Cut a calf's liver in pieces; pound it in a mortar and press it through a sieve; add to one cupful of liver pulp one quarter cupful of flour panada, one teaspoonful each of butter and salt; one half teaspoonful of pepper; dash each of cayenne and of nutmeg and allspice, and two eggs. Mix well together and pass it again through the sieve. Put the mixture into a well-buttered pint mold; place it in a pan of hot water in the oven for forty-five minutes or more. An ice-cream brick-mold makes a loaf of convenient shape. It may be served hot with a brown sauce; but is better cold with salad, or used like pate de foie gras. A loaf of any game may be made in the same way. The loaf may be made very ornamental by decorating it with pieces of truffle, ham, and white of hard-boiled eggs cut into diamond shapes and fitted together to look like blocks. To arrange this decoration use two molds of the same size; butter one of them and apply carefully the decoration; line the other with thin slices of larding pork and cook the liver or game mixture in it; when it is cold remove the pork, and this will leave it small enough to fit into the decorated mold. Fill the space between them with aspic jelly and let it become well set before unmolding the form.

Chicken Livers

Cut the gall carefully off the livers; dry them with a cloth and cut them in two or more pieces. Place them in a frying-pan with a tablespoonful of butter, and saute until cooked, or about five minutes. Turn them often, so they will not burn, and dredge them with a little flour; add one cupful of Espagnole, or of brown sauce, and one half cupful of Madeira; season with salt and pepper and let simmer slowly for ten minutes. If the color is not dark enough, add a few drops of caramel or of kitchen bouquet; serve with croutons around the dish, or in a croustade, or in fontage cups.

Stuffed Mushrooms

Take off the stalks from one pound of fresh mushrooms, peel the cups, using a silver knife, and drop them into cold water to keep them white (if exposed to the air they discolor). If they have to stand for some time put a little lemon-juice in the water; scrape the stalks, chop them and put them into a saucepan with one tablespoonful of butter and one half onion sliced; cook slowly for ten minutes, then add one tablespoonful of flour and cook that five minutes; add one cupful of stock and one half cupful of bread crumbs; season with salt, pepper, and a dash of cayenne. Fill the cups of the mushrooms with this mixture; sprinkle with crumbs and place them on circles of toasted bread one quarter of an inch thick and the size of the mushroom. Bake in moderate oven for fifteen minutes.

Chicken Puree

Chop cooked chicken very fine; pound it to as much of a paste as possible; season with salt and pepper; mix it with half its quantity of Chaudfroid sauce (see page 281). Coat a mold with jelly (see page 323), and fill it with the mixture, which must be cold and beginning to set; when it has hardened, turn it onto a dish; garnish with lettuce and serve with it a Mayonnaise or a Bearnaise sauce.

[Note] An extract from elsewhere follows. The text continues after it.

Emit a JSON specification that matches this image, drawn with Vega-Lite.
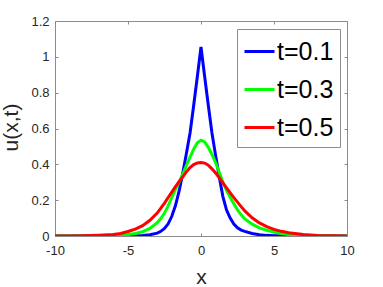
{
"$schema": "https://vega.github.io/schema/vega-lite/v6.json",
"width": 292, "height": 215,
"autosize": {"type": "none"},
"padding": {"left": 55, "top": 21, "right": 36, "bottom": 51},
"background": "white",
"config": {
  "font": "Liberation Sans",
  "view": {"stroke": null},
  "axis": {"grid": false, "domainColor": "#8c8c8c", "tickColor": "#8c8c8c", "tickSize": -3, "labelFontSize": 13, "labelFlush": false, "labelOverlap": false, "labelColor": "#262626", "titleColor": "#262626", "titleFontWeight": "normal", "titleFontSize": 21, "labelFont": "Liberation Sans", "titleFont": "Liberation Sans"}
},
"data": {"values": [
{"x":-10,"u":0,"t":"t=0.1"},{"x":-9,"u":0,"t":"t=0.1"},{"x":-8,"u":0,"t":"t=0.1"},{"x":-7,"u":0.0001,"t":"t=0.1"},{"x":-6,"u":0.0002,"t":"t=0.1"},{"x":-5.5,"u":0.0004,"t":"t=0.1"},{"x":-5,"u":0.0008,"t":"t=0.1"},{"x":-4.5,"u":0.0015,"t":"t=0.1"},{"x":-4,"u":0.003,"t":"t=0.1"},{"x":-3.5,"u":0.007,"t":"t=0.1"},{"x":-3,"u":0.016,"t":"t=0.1"},{"x":-2.75,"u":0.026,"t":"t=0.1"},{"x":-2.5,"u":0.042,"t":"t=0.1"},{"x":-2.25,"u":0.068,"t":"t=0.1"},{"x":-2,"u":0.11,"t":"t=0.1"},{"x":-1.75,"u":0.17,"t":"t=0.1"},{"x":-1.5,"u":0.25,"t":"t=0.1"},{"x":-1.25,"u":0.35,"t":"t=0.1"},{"x":-1,"u":0.46,"t":"t=0.1"},{"x":-0.75,"u":0.575,"t":"t=0.1"},{"x":-0.5,"u":0.73,"t":"t=0.1"},{"x":-0.25,"u":0.89,"t":"t=0.1"},{"x":0,"u":1.055,"t":"t=0.1"},{"x":0.25,"u":0.89,"t":"t=0.1"},{"x":0.5,"u":0.73,"t":"t=0.1"},{"x":0.75,"u":0.575,"t":"t=0.1"},{"x":1,"u":0.45,"t":"t=0.1"},{"x":1.25,"u":0.33,"t":"t=0.1"},{"x":1.5,"u":0.22,"t":"t=0.1"},{"x":1.75,"u":0.145,"t":"t=0.1"},{"x":2,"u":0.1,"t":"t=0.1"},{"x":2.25,"u":0.067,"t":"t=0.1"},{"x":2.5,"u":0.046,"t":"t=0.1"},{"x":2.75,"u":0.033,"t":"t=0.1"},{"x":3,"u":0.026,"t":"t=0.1"},{"x":3.5,"u":0.014,"t":"t=0.1"},{"x":4,"u":0.007,"t":"t=0.1"},{"x":4.5,"u":0.0035,"t":"t=0.1"},{"x":5,"u":0.0015,"t":"t=0.1"},{"x":5.5,"u":0.0008,"t":"t=0.1"},{"x":6,"u":0.0004,"t":"t=0.1"},{"x":7,"u":0.0001,"t":"t=0.1"},{"x":8,"u":0,"t":"t=0.1"},{"x":9,"u":0,"t":"t=0.1"},{"x":10,"u":0,"t":"t=0.1"},
{"x":-10,"u":0,"t":"t=0.3"},{"x":-9,"u":0.0001,"t":"t=0.3"},{"x":-8,"u":0.0003,"t":"t=0.3"},{"x":-7,"u":0.001,"t":"t=0.3"},{"x":-6,"u":0.003,"t":"t=0.3"},{"x":-5.5,"u":0.005,"t":"t=0.3"},{"x":-5,"u":0.008,"t":"t=0.3"},{"x":-4.5,"u":0.014,"t":"t=0.3"},{"x":-4,"u":0.024,"t":"t=0.3"},{"x":-3.5,"u":0.042,"t":"t=0.3"},{"x":-3,"u":0.075,"t":"t=0.3"},{"x":-2.75,"u":0.097,"t":"t=0.3"},{"x":-2.5,"u":0.128,"t":"t=0.3"},{"x":-2.25,"u":0.168,"t":"t=0.3"},{"x":-2,"u":0.215,"t":"t=0.3"},{"x":-1.75,"u":0.26,"t":"t=0.3"},{"x":-1.5,"u":0.3,"t":"t=0.3"},{"x":-1.25,"u":0.345,"t":"t=0.3"},{"x":-1,"u":0.395,"t":"t=0.3"},{"x":-0.75,"u":0.44,"t":"t=0.3"},{"x":-0.5,"u":0.485,"t":"t=0.3"},{"x":-0.25,"u":0.52,"t":"t=0.3"},{"x":0,"u":0.535,"t":"t=0.3"},{"x":0.25,"u":0.525,"t":"t=0.3"},{"x":0.5,"u":0.495,"t":"t=0.3"},{"x":0.75,"u":0.455,"t":"t=0.3"},{"x":1,"u":0.41,"t":"t=0.3"},{"x":1.25,"u":0.355,"t":"t=0.3"},{"x":1.5,"u":0.3,"t":"t=0.3"},{"x":1.75,"u":0.255,"t":"t=0.3"},{"x":2,"u":0.215,"t":"t=0.3"},{"x":2.25,"u":0.18,"t":"t=0.3"},{"x":2.5,"u":0.145,"t":"t=0.3"},{"x":2.75,"u":0.118,"t":"t=0.3"},{"x":3,"u":0.095,"t":"t=0.3"},{"x":3.5,"u":0.066,"t":"t=0.3"},{"x":4,"u":0.045,"t":"t=0.3"},{"x":4.5,"u":0.032,"t":"t=0.3"},{"x":5,"u":0.022,"t":"t=0.3"},{"x":5.5,"u":0.014,"t":"t=0.3"},{"x":6,"u":0.008,"t":"t=0.3"},{"x":7,"u":0.003,"t":"t=0.3"},{"x":8,"u":0.001,"t":"t=0.3"},{"x":9,"u":0,"t":"t=0.3"},{"x":10,"u":0,"t":"t=0.3"},
{"x":-10,"u":0.0003,"t":"t=0.5"},{"x":-9,"u":0.0006,"t":"t=0.5"},{"x":-8,"u":0.0015,"t":"t=0.5"},{"x":-7,"u":0.004,"t":"t=0.5"},{"x":-6,"u":0.008,"t":"t=0.5"},{"x":-5.5,"u":0.014,"t":"t=0.5"},{"x":-5,"u":0.025,"t":"t=0.5"},{"x":-4.5,"u":0.038,"t":"t=0.5"},{"x":-4,"u":0.058,"t":"t=0.5"},{"x":-3.5,"u":0.088,"t":"t=0.5"},{"x":-3,"u":0.128,"t":"t=0.5"},{"x":-2.75,"u":0.155,"t":"t=0.5"},{"x":-2.5,"u":0.184,"t":"t=0.5"},{"x":-2.25,"u":0.215,"t":"t=0.5"},{"x":-2,"u":0.245,"t":"t=0.5"},{"x":-1.75,"u":0.275,"t":"t=0.5"},{"x":-1.5,"u":0.303,"t":"t=0.5"},{"x":-1.25,"u":0.33,"t":"t=0.5"},{"x":-1,"u":0.358,"t":"t=0.5"},{"x":-0.75,"u":0.382,"t":"t=0.5"},{"x":-0.5,"u":0.399,"t":"t=0.5"},{"x":-0.25,"u":0.408,"t":"t=0.5"},{"x":0,"u":0.41,"t":"t=0.5"},{"x":0.25,"u":0.407,"t":"t=0.5"},{"x":0.5,"u":0.395,"t":"t=0.5"},{"x":0.75,"u":0.375,"t":"t=0.5"},{"x":1,"u":0.352,"t":"t=0.5"},{"x":1.25,"u":0.325,"t":"t=0.5"},{"x":1.5,"u":0.297,"t":"t=0.5"},{"x":1.75,"u":0.269,"t":"t=0.5"},{"x":2,"u":0.241,"t":"t=0.5"},{"x":2.25,"u":0.214,"t":"t=0.5"},{"x":2.5,"u":0.189,"t":"t=0.5"},{"x":2.75,"u":0.164,"t":"t=0.5"},{"x":3,"u":0.14,"t":"t=0.5"},{"x":3.5,"u":0.102,"t":"t=0.5"},{"x":4,"u":0.073,"t":"t=0.5"},{"x":4.5,"u":0.052,"t":"t=0.5"},{"x":5,"u":0.037,"t":"t=0.5"},{"x":5.5,"u":0.026,"t":"t=0.5"},{"x":6,"u":0.018,"t":"t=0.5"},{"x":7,"u":0.008,"t":"t=0.5"},{"x":8,"u":0.003,"t":"t=0.5"},{"x":9,"u":0.001,"t":"t=0.5"},{"x":10,"u":0.0003,"t":"t=0.5"}
]},
"layer": [
  {
    "mark": {"type": "point", "opacity": 0},
    "encoding": {
      "x": {"field": "x", "type": "quantitative", "scale": {"domain": [-10, 10], "nice": false},
            "axis": {"orient": "top", "labels": false, "title": null, "values": [-10, -5, 0, 5, 10]}},
      "y": {"field": "u", "type": "quantitative", "scale": {"domain": [0, 1.2], "nice": false},
            "axis": {"orient": "right", "labels": false, "title": null, "values": [0, 0.2, 0.4, 0.6, 0.8, 1, 1.2]}}
    }
  },
  {
    "mark": {"type": "line", "strokeWidth": 3, "clip": true},
    "encoding": {
      "x": {"field": "x", "type": "quantitative", "scale": {"domain": [-10, 10], "nice": false},
            "axis": {"orient": "bottom", "title": "x", "values": [-10, -5, 0, 5, 10], "labelExpr": "datum.value", "labelPadding": 11, "titleBaseline": "alphabetic", "titleY": 47}},
      "y": {"field": "u", "type": "quantitative", "scale": {"domain": [0, 1.2], "nice": false},
            "axis": {"orient": "left", "title": "u(x,t)", "values": [0, 0.2, 0.4, 0.6, 0.8, 1, 1.2], "labelExpr": "datum.value", "labelPadding": 9, "titleBaseline": "alphabetic", "titleX": -38, "titleY": 106}},
      "color": {"field": "t", "type": "nominal",
                "scale": {"domain": ["t=0.1", "t=0.3", "t=0.5"], "range": ["#0000ff", "#00ff00", "#ff0000"]},
                "legend": {"orient": "none", "legendX": 182, "legendY": 8, "title": null, "symbolType": "stroke", "symbolSize": 900, "symbolStrokeWidth": 3, "labelFontSize": 25, "labelColor": "black", "labelOffset": 1, "padding": 6, "rowPadding": 8, "strokeColor": "#8c8c8c", "fillColor": "white"}}
    }
  }
],
"resolve": {"axis": {"x": "independent", "y": "independent"}}
}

Game may be used in the same way. Ornamented individual timbale cups may also be used for molding the puree.

Oyster-Crabs

Put into a saucepan two tablespoonfuls of butter and a gill of water, one teaspoonful of lemon-juice, a little salt and white pepper. When the liquid is warm, put a few of the crabs in at a time and cook until they begin to whiten, then skim them out and keep them in a warm place until all are cooked. The liquid must only simmer; if it is too hot the crabs will break open. The crabs should be just moistened with the sauce in which they are cooked. Serve in croustades, or in fontage cups (see page 300).

Entree Of Oyster-Crabs

Use for this entree individual shirred-egg dishes. Cut slices of bread one inch thick; with a biscuit-cutter stamp it into circles one inch smaller than the egg dish, and with a smaller cutter stamp out the center, making rings of the bread one inch thick, one inch wide, and one inch smaller than the egg dishes. Place the bread rings in the dishes and moisten them with cream; fill the space outside the rings with oyster-crabs cooked as directed above; spread one layer of crabs in the center of each ring and on them break an egg. Cover the whole with Bechamel sauce and sprinkle the top with grated Parmesan cheese. Place this in a hot oven just long enough to set the egg.